ChatGPT is not only a competent scribe, but also a proficient computer programmer. It can write lines of script and explain how it works almost instantly, but it has its limitations. It can’t fix certain bugs or wholly design software that considers the complicated demands of a particular business, one data scientist points out. Even still, it’s already being used by developers as a shortcut.
It’s “unquestionably quicker to tell ChatGPT what you need and then check the code than it is to manually write everything from scratch,” writes one engineer, who also urged others to treat the AI “as a personal assistant.”
That’s why, at present, Dr. Agrawal and other notable economists think ChatGPT won’t result in the wholesale destruction of certain roles just yet. But if it makes workers more productive, it may mean that companies find they need fewer employees, which could ultimately “result in people losing jobs,” Dr. Agrawal told us last year.

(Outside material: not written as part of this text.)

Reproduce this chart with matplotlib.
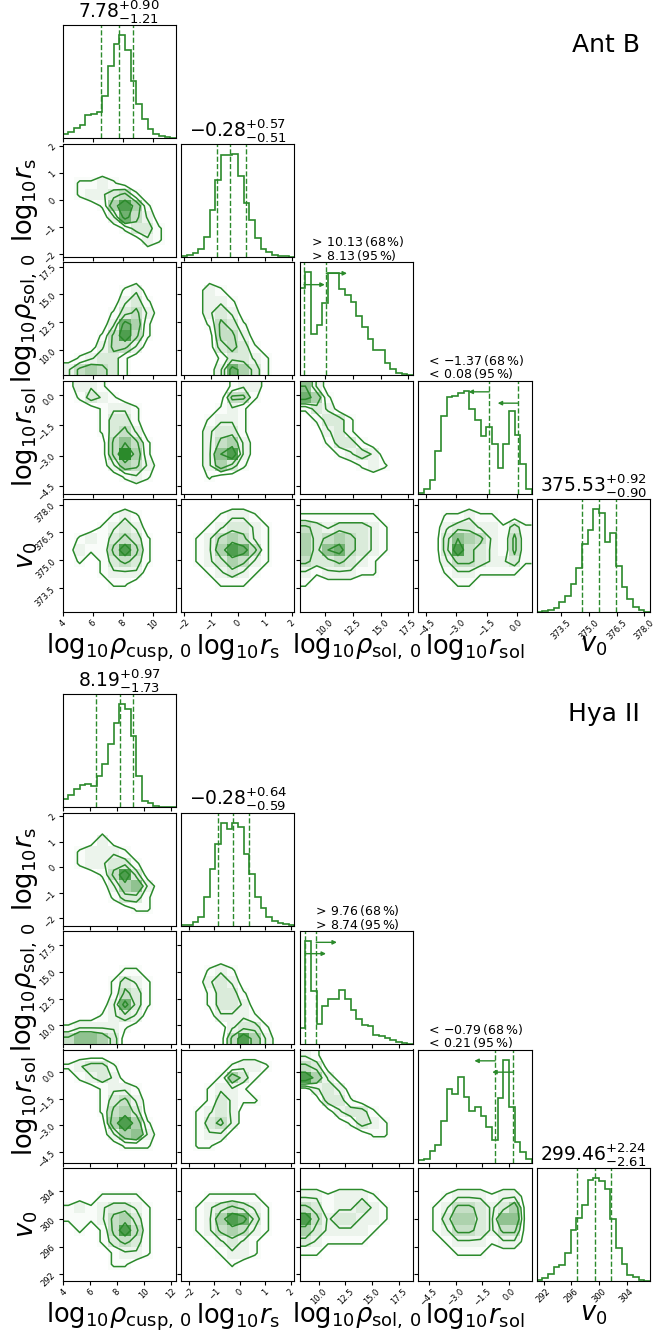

Last year, Pew took a crack at measuring the threat AI could pose to different sectors. It found that 19 percent of American workers have jobs that are highly exposed to the technology — gigs like budget analysts, data entry specialists, tax preparers, technical writers, and web developers. It also found that more educated people (folks with a bachelor’s degree or higher) were twice as likely to work in one of these jobs. The jobs least at risk, as you may guess, are roles like barber, firefighter, or childcare worker, which simply can’t be replaced or augmented in any significant way by a chatbot.
Could AI create jobs?
It may create jobs, too. For instance, by using the customer-service chatbot Ada, Zoom was able to quickly scale up during the pandemic, bringing on a ton of new business and creating thousands of new jobs as companies turned to the app to facilitate remote work. This is what’s referred to in economics as the scale effect, Dr. Wooten, a Pennsylvania State University professor, wrote.
There’s also Uber to consider: The company harnessed navigational AI platforms like Google Maps and Waze to “upskill” millions of amateur drivers, Dr. Agrawal said. Suddenly, anyone could determine the fastest route from midtown Manhattan to Hoboken during rush hour just by looking at their phone; they didn’t need years of experience driving in New York City. On one hand, Uber and Lyft have obviously created millions of part-time jobs, but they’ve also upended the taxi industry and left many full-time cab drivers a lot worse off than they were before the apps.
That phenomenon has worried a set of economists, who fear generative AI could do something similar but on a much larger scale. It’s possible tools like ChatGPT, Microsoft’s Bing AI, or even Google’s imperfect Bard could shake up the composition of jobs even in fields previously considered immune to automation. It may create new opportunities for the college-educated and raise living standards, or it may limit those secure, middle-class gigs — pushing more people into lower-earning roles. If that were the case, it would only further widen the already massive wealth gap here in the U.S., Lawrence Katz, Ph.D., a Harvard labor economist, told the Guardian.
Of course, no one has a crystal ball, and how AI will change the employment landscape is really anyone’s guess. But what we do know is that the startling capacity of this tool has finally woken the public up to AI’s tremendous potential and that companies are now scrambling to figure out if it’s a threat or something that can give them a competitive edge, Dr. Agrawal said. In the weeks after ChatGPT launch, he told us his phone had been “ringing off the hook,” with CEOs from all types of industries trying to read the tea leaves.
“They don’t want to get left behind.”